Eugene Tang reports on Bloomberg the details of the upcoming sale of works from the Guy and Myriam Ullens Foundation, the leading center for Chinese Contemporary art in Beijing:
The Ullens wanted poly, China’s largest auctioneer, to handle the sale to underscore his wish for his collection to remain in China. The Chinese government bans the export of most calligraphy, paintings produced before 1949. Even among artists who produced after the founding of the People’s Republic 60 years ago, most major works are banned from exports.

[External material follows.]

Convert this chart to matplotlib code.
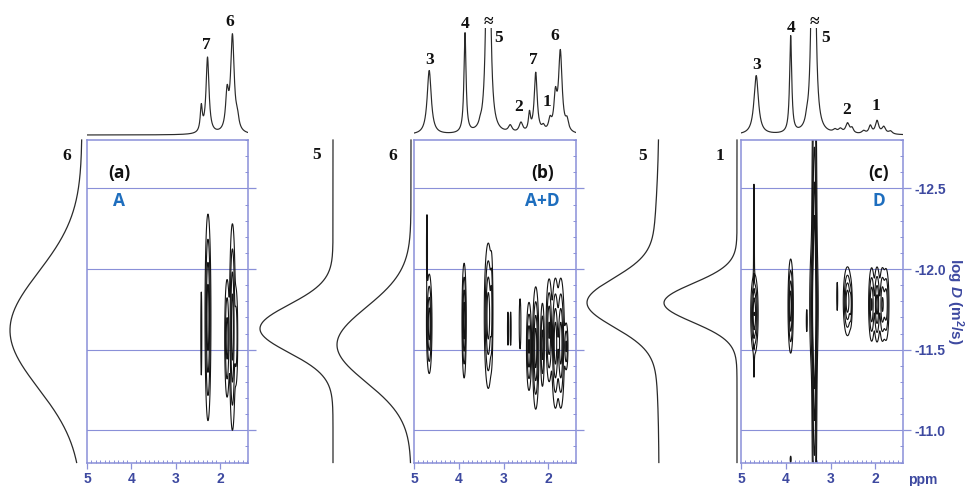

Ullens, scion of a family of Belgian diplomats and sugar industrialists, last month announced his plan to sell three pieces of work from one of the world’s largest collection of Chinese contemporary art to fund his namesake private museum. Poly’s auction, scheduled for May 25 in Beijing, will also include a dozen pieces from his collection of artwork from the Song, Yuan, Ming and Qing dynasties.
Ullens, 74, began his collection with classical Chinese scrolls. As he began traveling frequently to China to run the family’s sugar business in the mid 1980s, his interest expanded to contemporary Chinese art.
The Guy & Myriam Ullens Foundation owns about 1,500 paintings, sculptures, installations and video works in its collection. They opened the Ullens Center for Contemporary Art in November 2007 in Beijing’s 798 art district, housing their collection in a Bauhaus-style former arms factory. [ . . . ]
Ullens and his wife Myriam bought 15 pieces of Chinese contemporary art last year, including an Ai Weiwei chandelier for $657,000 from Sotheby’s sale of Asian art in New York. Their collection includes paintings by Zhang Xiaogang, Zeng Fanzhi and Wang Guangyi.